“For a minimal cost, the productivity gains you can get from a dual monitor are quite phenomenal,” Timm says. “You don’t have to minimize windows as much, or page back and forth between applications.” Putting the displays on adjustable mounts creates more desk space and allows users to adjust their workstations for comfort.
9. Give your WAN a boost
If your company has branch offices, odds are you’ve got wide-area network problems. As traffic slows down due to latency and other issues, so does your ability to collaborate with far-flung colleagues. The solution may be a WAN-acceleration appliance.
Appliances such as Blue Coat Systems’ SG800, Riverbed Technologies’ Steelhead 3010, and Silver Peak’s NX-3500 can cache frequently transferred files and optimize TCP, MAPI, HTTP, and other Net protocols to make offices halfway around the world feel as if they’re right next door. Prices start around $7,500 per appliance but head north in a hurry.

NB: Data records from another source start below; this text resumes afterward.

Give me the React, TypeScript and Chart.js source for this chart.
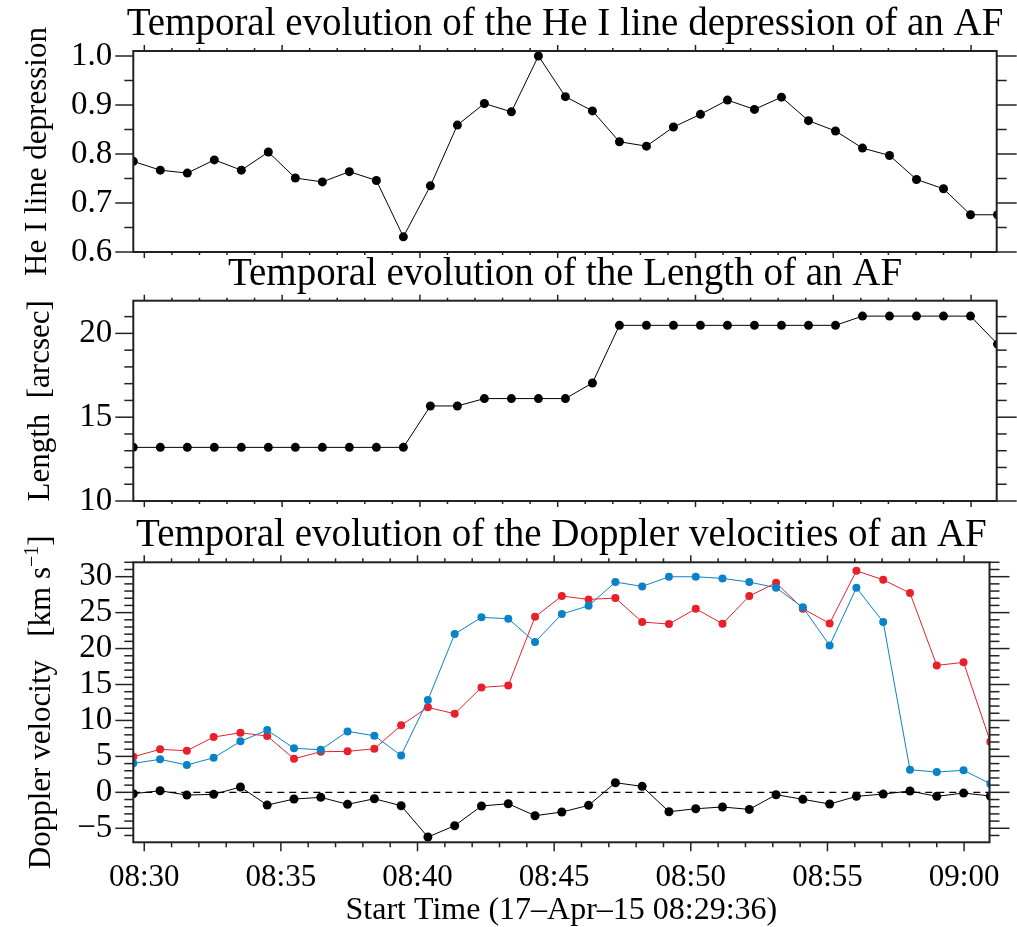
import React, { useEffect, useRef } from "react";
import { Chart, registerables } from "chart.js";

Chart.register(...registerables);

// ---------------- data ----------------
// observation times, minutes after 08:00 (start 08:29:36, ~59 s cadence)
const timeMinutes = [
  29.6, 30.58, 31.56, 32.54, 33.52, 34.5, 35.48, 36.46, 37.44, 38.42, 39.4,
  40.38, 41.36, 42.34, 43.32, 44.3, 45.28, 46.26, 47.24, 48.22, 49.2, 50.18,
  51.16, 52.14, 53.12, 54.1, 55.08, 56.06, 57.04, 58.02, 59.0, 59.98, 60.96,
];

const heDepression = [
  0.785, 0.767, 0.761, 0.788, 0.767, 0.804, 0.751, 0.743, 0.764, 0.746, 0.631,
  0.735, 0.859, 0.903, 0.886, 1.0, 0.917, 0.888, 0.825, 0.816, 0.855, 0.881,
  0.91, 0.891, 0.916, 0.868, 0.847, 0.812, 0.797, 0.748, 0.729, 0.676, 0.676,
];

const lengthArcsec = [
  13.2, 13.2, 13.2, 13.2, 13.2, 13.2, 13.2, 13.2, 13.2, 13.2, 13.2,
  15.67, 15.67, 16.11, 16.11, 16.11, 16.11, 17.04, 20.48, 20.48, 20.48, 20.48,
  20.48, 20.48, 20.48, 20.48, 20.48, 21.03, 21.03, 21.03, 21.03, 21.03, 19.36,
];

const dopplerRed = [
  4.95, 5.98, 5.79, 7.69, 8.29, 7.83, 4.67, 5.65, 5.7, 6.06, 9.32,
  11.82, 10.93, 14.6, 14.85, 24.42, 27.3, 26.84, 27.02, 23.69, 23.41, 25.54,
  23.45, 27.3, 29.15, 25.54, 23.5, 30.82, 29.57, 27.72, 17.66, 18.08, 7.04,
];

const dopplerBlue = [
  4.03, 4.59, 3.8, 4.81, 7.09, 8.66, 6.12, 5.93, 8.48, 7.87, 5.14,
  12.84, 22.02, 24.34, 24.15, 20.9, 24.8, 25.95, 29.25, 28.65, 29.99, 29.99,
  29.76, 29.25, 28.46, 25.73, 20.44, 28.46, 23.69, 3.14, 2.82, 3.06, 1.2,
];

const dopplerBlack = [
  -0.19, 0.22, -0.38, -0.28, 0.74, -1.77, -0.93, -0.7, -1.67, -0.89, -1.86,
  -6.22, -4.64, -1.9, -1.58, -3.25, -2.74, -1.81, 1.34, 0.83, -2.7, -2.28,
  -2.04, -2.37, -0.33, -0.97, -1.63, -0.56, -0.24, 0.18, -0.56, -0.1, -0.51,
];

const xTickValues = [30, 35, 40, 45, 50, 55, 60];
const xTickLabels = ["08:30", "08:35", "08:40", "08:45", "08:50", "08:55", "09:00"];

const heTickValues = [0.6, 0.7, 0.8, 0.9, 1.0];
const heTickLabels = ["0.6", "0.7", "0.8", "0.9", "1.0"];

const lenTickValues = [10, 15, 20];
const lenTickLabels = ["10", "15", "20"];

const dopTickValues = [-5, 0, 5, 10, 15, 20, 25, 30];
const dopTickLabels = ["\u22125", "0", "5", "10", "15", "20", "25", "30"];

const titleHe = "Temporal evolution of the He I line depression of an AF";
const titleLen = "Temporal evolution of the Length of an AF";
const titleDop = "Temporal evolution of the Doppler velocities of an AF";
const xAxisTitle = "Start Time (17\u2013Apr\u201315 08:29:36)";

// ---------------- styling ----------------
const W = 1017;
const H = 927;
const FONT = "'Liberation Serif', 'Times New Roman', serif";
const AXIS = "#222222";
const RED = "#e8202b";
const BLUE = "#0a82c8";
const X_MIN = 29.6;
const X_MAX = 60.93;

type Part = { text: string; size: number; raise?: number };

const idlAxes = {
  id: "idlAxes",
  afterDraw(chart: any, _args: any, opts: any) {
    const { ctx, chartArea: a, scales } = chart;
    const x = scales.x;
    const y = scales.y;
    ctx.save();
    ctx.strokeStyle = AXIS;
    ctx.lineCap = "butt";
    const seg = (x1: number, y1: number, x2: number, y2: number) => {
      ctx.beginPath();
      ctx.moveTo(x1, y1);
      ctx.lineTo(x2, y2);
      ctx.stroke();
    };
    ctx.lineWidth = 1.5;
    // x ticks (minor every minute, major every 5 minutes), outward
    for (let m = Math.ceil(x.min); m <= x.max; m += 1) {
      const px = x.getPixelForValue(m);
      const major = m % 5 === 0;
      const lt = major ? opts.xMajorTop : opts.xMinorTop;
      const lb = major ? opts.xMajorBot : opts.xMinorBot;
      seg(px, a.top, px, a.top - lt);
      seg(px, a.bottom, px, a.bottom + lb);
    }
    // y ticks, outward on both sides
    const k0 = Math.ceil(y.min / opts.yMinor - 1e-6);
    const k1 = Math.floor(y.max / opts.yMinor + 1e-6);
    const ratio = Math.round(opts.yMajor / opts.yMinor);
    for (let k = k0; k <= k1; k++) {
      const py = y.getPixelForValue(k * opts.yMinor);
      const major = ((k % ratio) + ratio) % ratio === 0;
      seg(a.left, py, a.left - (major ? 18 : 9), py);
      seg(a.right, py, a.right + (major ? 20 : 10), py);
    }
    // frame
    ctx.lineWidth = 2;
    ctx.strokeRect(a.left, a.top, a.right - a.left, a.bottom - a.top);
    ctx.restore();
  },
};

const idlText = {
  id: "idlText",
  afterDraw(chart: any, _args: any, opts: any) {
    const { ctx, chartArea: a } = chart;
    const cx = (a.left + a.right) / 2;
    ctx.save();
    ctx.fillStyle = "#000";
    ctx.textAlign = "center";
    ctx.textBaseline = "alphabetic";
    ctx.font = `39px ${FONT}`;
    ctx.fillText(opts.title, cx, opts.titleBaseline);
    if (opts.xTitle) {
      ctx.font = `32px ${FONT}`;
      ctx.fillText(opts.xTitle, cx, opts.xTitleBaseline);
    }
    // rotated y title
    const parts: Part[] = opts.yParts;
    const cy = (a.top + a.bottom) / 2;
    ctx.translate(opts.yTitleX, cy);
    ctx.rotate(-Math.PI / 2);
    ctx.textAlign = "left";
    let total = 0;
    const widths = parts.map((p) => {
      ctx.font = `${p.size}px ${FONT}`;
      const w = ctx.measureText(p.text).width;
      total += w;
      return w;
    });
    let px = -total / 2;
    parts.forEach((p, i) => {
      ctx.font = `${p.size}px ${FONT}`;
      ctx.fillText(p.text, px, -(p.raise || 0));
      px += widths[i];
    });
    ctx.restore();
  },
};

function makeConfig(panel: any) {
  return {
    type: "line",
    data: {
      datasets: panel.datasets,
    },
    options: {
      responsive: false,
      animation: false,
      events: [],
      layout: {
        padding: { top: panel.top, bottom: 0, left: 0, right: W - 996.7 },
      },
      plugins: {
        legend: { display: false },
        tooltip: { enabled: false },
        title: { display: false },
        idlAxes: panel.axes,
        idlText: panel.text,
      },
      scales: {
        x: {
          type: "linear",
          min: X_MIN,
          max: X_MAX,
          grid: { display: false, drawTicks: false },
          border: { display: false },
          afterBuildTicks: (s: any) => {
            s.ticks = xTickValues.map((v) => ({ value: v }));
          },
          afterFit: (s: any) => {
            s.height = H - panel.bottom;
          },
          ticks: {
            display: panel.showXLabels,
            font: { family: FONT, size: 31, lineHeight: 1.2 },
            color: "#000",
            padding: 17,
            maxRotation: 0,
            autoSkip: false,
            callback: (_v: any, i: number) => xTickLabels[i],
          },
        },
        y: {
          type: "linear",
          min: panel.yMin,
          max: panel.yMax,
          grid: { display: false, drawTicks: false },
          border: { display: false },
          afterBuildTicks: (s: any) => {
            s.ticks = panel.yTicks.map((v: number) => ({ value: v }));
          },
          afterFit: (s: any) => {
            s.width = 133.3;
          },
          ticks: {
            font: { family: FONT, size: 33 },
            color: "#000",
            padding: 21,
            autoSkip: false,
            callback: (_v: any, i: number) => panel.yLabels[i],
          },
        },
      },
    },
    plugins: [idlAxes, idlText],
  };
}

const pts = (vals: number[]) => vals.map((v, i) => ({ x: timeMinutes[i], y: v }));

const lineDs = (vals: number[], color: string, r: number) => ({
  data: pts(vals),
  borderColor: color,
  backgroundColor: color,
  borderWidth: 1,
  pointRadius: r,
  pointBorderWidth: 0,
  pointBackgroundColor: color,
  tension: 0,
});

const panels = [
  {
    top: 51,
    bottom: 252,
    yMin: 0.6,
    yMax: 1.0102,
    yTicks: heTickValues,
    yLabels: heTickLabels,
    showXLabels: false,
    datasets: [lineDs(heDepression, "#000", 4.5)],
    axes: { xMajorTop: 6, xMinorTop: 3, xMajorBot: 6, xMinorBot: 3, yMinor: 0.05, yMajor: 0.1 },
    text: {
      title: titleHe,
      titleBaseline: 35,
      yTitleX: 46,
      yParts: [{ text: "He I line depression", size: 31 }],
    },
  },
  {
    top: 300.7,
    bottom: 501,
    yMin: 10,
    yMax: 21.95,
    yTicks: lenTickValues,
    yLabels: lenTickLabels,
    showXLabels: false,
    datasets: [lineDs(lengthArcsec, "#000", 4.5)],
    axes: { xMajorTop: 6, xMinorTop: 3, xMajorBot: 6, xMinorBot: 3, yMinor: 1, yMajor: 5 },
    text: {
      title: titleLen,
      titleBaseline: 285,
      yTitleX: 49,
      yParts: [{ text: "Length  [arcsec]", size: 31 }],
    },
  },
  {
    top: 562.3,
    bottom: 842.3,
    yMin: -6.95,
    yMax: 32.0,
    yTicks: dopTickValues,
    yLabels: dopTickLabels,
    showXLabels: true,
    datasets: [
      lineDs(dopplerBlack, "#000", 4.5),
      lineDs(dopplerBlue, BLUE, 4),
      lineDs(dopplerRed, RED, 4),
      {
        data: [
          { x: X_MIN, y: 0 },
          { x: X_MAX, y: 0 },
        ],
        borderColor: "#000",
        borderWidth: 1.2,
        borderDash: [7, 5],
        pointRadius: 0,
      },
    ],
    axes: { xMajorTop: 7, xMinorTop: 4, xMajorBot: 9, xMinorBot: 5, yMinor: 1, yMajor: 5 },
    text: {
      title: titleDop,
      titleBaseline: 546,
      xTitle: xAxisTitle,
      xTitleBaseline: 919,
      yTitleX: 50,
      yParts: [
        { text: "Doppler velocity   [km s", size: 31 },
        { text: "\u22121", size: 20, raise: 12 },
        { text: "]", size: 31 },
      ],
    },
  },
];

function Panel({ spec }: { spec: any }) {
  const ref = useRef<HTMLCanvasElement | null>(null);
  useEffect(() => {
    if (!ref.current) return;
    const chart = new Chart(ref.current, makeConfig(spec) as any);
    return () => chart.destroy();
  }, [spec]);
  return (
    <canvas
      ref={ref}
      width={W}
      height={H}
      style={{ position: "absolute", left: 0, top: 0, width: W, height: H }}
    />
  );
}

export default function App() {
  return (
    <div
      style={{
        position: "absolute",
        left: 0,
        top: 0,
        width: W,
        height: H,
        background: "#fff",
        overflow: "hidden",
      }}
    >
      {panels.map((p, i) => (
        <Panel key={i} spec={p} />
      ))}
    </div>
  );
}
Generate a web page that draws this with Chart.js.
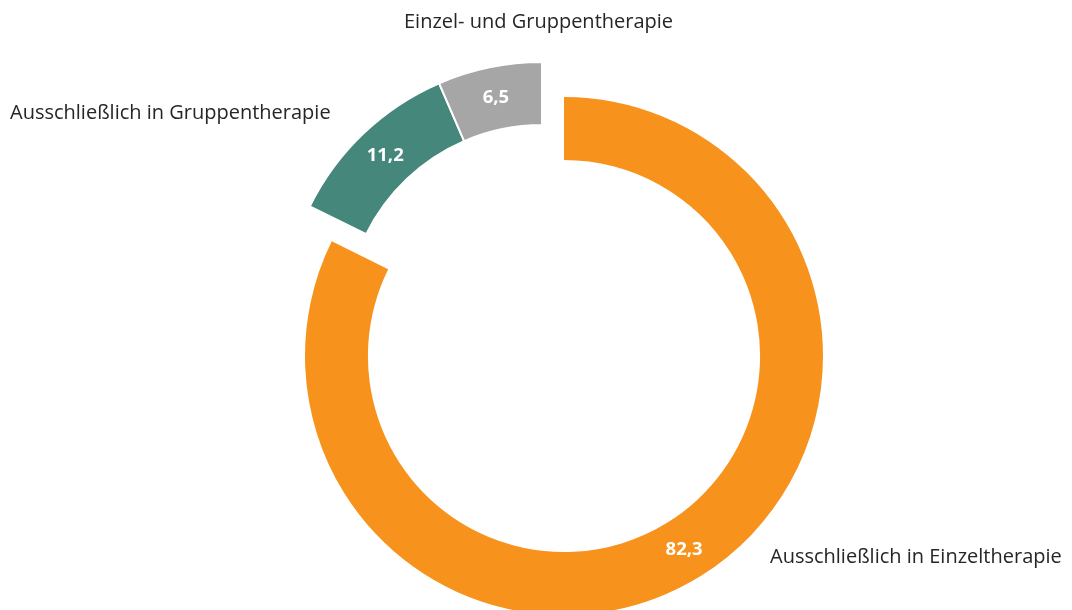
<!DOCTYPE html>
<html lang="de">
<head>
<meta charset="utf-8">
<script src="https://cdn.jsdelivr.net/npm/chart.js@4/dist/chart.umd.min.js"></script>
<style>
  html, body { margin: 0; padding: 0; background: #fff; }
  #wrap { width: 1072px; height: 610px; position: relative; }
</style>
</head>
<body>
<div id="wrap"><canvas id="c"></canvas></div>
<script>
// Anteile in Prozent
const categories = [
  'Ausschließlich in Einzeltherapie',
  'Ausschließlich in Gruppentherapie',
  'Einzel- und Gruppentherapie',
];
const values = [82.3, 11.2, 6.5];
const colors = ['#F7931D', '#45877B', '#A6A6A6'];

const FONT = '"Open Sans", Lato, sans-serif';
const fmt = (v) => v.toFixed(1).replace('.', ',');

// Gruppen- und Kombi-Segment gemeinsam herausgerückt
const explode = {
  id: 'explode',
  afterDatasetsUpdate(chart) {
    const meta = chart.getDatasetMeta(0);
    [1, 2].forEach(i => {
      const a = meta.data[i];
      a.x -= 22;
      a.y -= 35;
    });
  },
};

const labels = {
  id: 'labels',
  afterDatasetsDraw(chart) {
    const { ctx } = chart;
    const meta = chart.getDatasetMeta(0);
    ctx.save();
    // Werte in den Segmenten
    ctx.fillStyle = '#fff';
    ctx.font = 'bold 18.5px ' + FONT;
    ctx.textAlign = 'center';
    ctx.textBaseline = 'middle';
    meta.data.forEach((a, i) => {
      const p = a.getProps(['x', 'y', 'startAngle', 'endAngle', 'innerRadius', 'outerRadius'], true);
      const mid = (p.startAngle + p.endAngle) / 2;
      const r = (p.innerRadius + p.outerRadius) / 2;
      ctx.fillText(fmt(values[i]), p.x + Math.cos(mid) * r, p.y + Math.sin(mid) * r);
    });
    // Kategorien aussen
    const c = meta.data[0];
    const cx = c.x, cy = c.y;
    ctx.fillStyle = '#262626';
    ctx.font = '20px ' + FONT;
    ctx.textAlign = 'left';
    ctx.fillText(categories[0], cx + 206, cy + 201);
    ctx.fillText(categories[1], cx - 554, cy - 243);
    ctx.fillText(categories[2], cx - 160, cy - 334);
    ctx.restore();
  },
};

new Chart(document.getElementById('c'), {
  type: 'doughnut',
  data: {
    labels: categories,
    datasets: [{
      data: values,
      backgroundColor: colors,
      borderColor: '#fff',
      borderWidth: [0, 2, 2],
    }],
  },
  options: {
    responsive: true,
    maintainAspectRatio: false,
    animation: false,
    events: [],
    radius: 259,
    cutout: '75.7%',
    layout: { padding: { left: 56, top: 102, right: 0, bottom: 0 } },
    plugins: {
      legend: { display: false },
      tooltip: { enabled: false },
    },
  },
  plugins: [explode, labels],
});
</script>
</body>
</html>
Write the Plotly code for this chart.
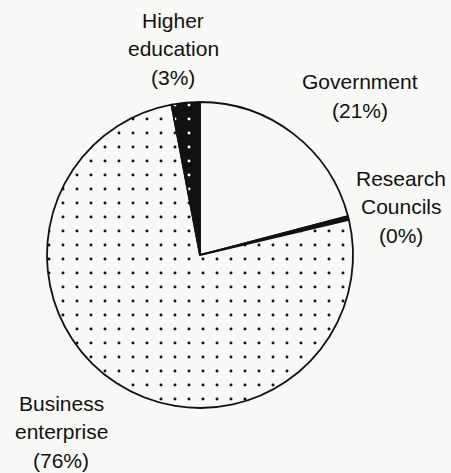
import plotly.graph_objects as go

# Data
labels = ["Government", "Research Councils", "Business enterprise", "Higher education"]
label_lines = [["Government"], ["Research", "Councils"], ["Business", "enterprise"], ["Higher", "education"]]
values = [21, 0.4, 76, 3]

# Styles
W, H = 451, 473
bg = "#f8f8f6"
slice_bg = [bg, "#111111", bg, "#111111"]
slice_fg = ["#111111", "#111111", "#111111", "#ffffff"]
shapes = ["", "", ".", "."]
# first-line centre of each label block (pixels) and line pitch
label_pos = [(360, 82), (401, 178), (61, 403), (173, 20)]
pitch = 28.5

total = sum(values)
cx, cy, r = 200, 255, 153

fig = go.Figure(go.Pie(
    labels=labels,
    values=values,
    sort=False,
    direction="clockwise",
    rotation=0,
    textinfo="none",
    hoverinfo="skip",
    showlegend=False,
    marker=dict(
        colors=slice_bg,
        line=dict(color="#111111", width=1.8),
        pattern=dict(shape=shapes, bgcolor=slice_bg, fgcolor=slice_fg,
                     size=14, solidity=0.035, fillmode="replace"),
    ),
    domain=dict(x=[(cx - r) / W, (cx + r) / W], y=[1 - (cy + r) / H, 1 - (cy - r) / H]),
))

annotations = []
for lines, v, (px, py) in zip(label_lines, values, label_pos):
    pct = v / total * 100
    all_lines = lines + [f"({pct:.0f}%)"]
    for i, t in enumerate(all_lines):
        annotations.append(dict(
            x=px / W, y=1 - (py + i * pitch) / H, xref="paper", yref="paper",
            text=t, showarrow=False, xanchor="center", yanchor="middle",
            borderpad=0,
            font=dict(family="Liberation Sans, Arial, sans-serif", size=21, color="#111111"),
        ))

fig.update_layout(
    width=W, height=H,
    margin=dict(l=0, r=0, t=0, b=0),
    paper_bgcolor=bg, plot_bgcolor=bg,
    annotations=annotations,
)

fig.write_html("out.html")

The key is choosing the right appliance for your enterprise, as different accelerators have different strengths. The Steelhead, for example, can optimize Microsoft SQL Server and Exchange traffic; Blue Coat’s solution is the only one of the three that can handle encrypted traffic using SSL; and Silver Peak’s appliance can beef up UDP (User Datagram Protocol) traffic, which can provide a boost for real-time voice and video transmissions. For more information on WAN acceleration, see Keith Schultz’s “Wide-Area Slowdown.”
10. Play the game — literally
At most companies, playing computer games is grounds for reprimand if not dismissal. At the Regence Group, it’s encouraged. Of course, employees of the Oregon-based Blue Cross/Blue Shield provider aren’t playing ordinary games; they’re engaged in a real-time incentive program that rewards them for meeting specified goals.
For example, customer service agents who resolve a certain number of problems on the first call may receive 10 tokens, which they can use to play an online slot machine or a bass fishing game, says Regence HR director Ryan Kenney. After they rack up points inside the game, employees can exchange them for a debit card worth actual cash.
While it sounds like fun and games, there’s real science behind it, says Brooks Mitchell, a professor of management at the University of Wyoming and CEO of Snowfly, which designed the incentive system used by Regence. “It’s called behavior shaping,” he says. “If you can reinforce little behaviors daily or even hourly, the big behaviors will occur by themselves later on.”
When employees are recognized and rewarded, Mitchell says, attendance, job satisfaction, and employee retention rise. A meta-study conducted by researchers at the University of Southern California and the University of Central Florida found that workplace incentive programs increased productivity by 22 percent on average, and monetary rewards were twice as effective as the nonmonetary ones.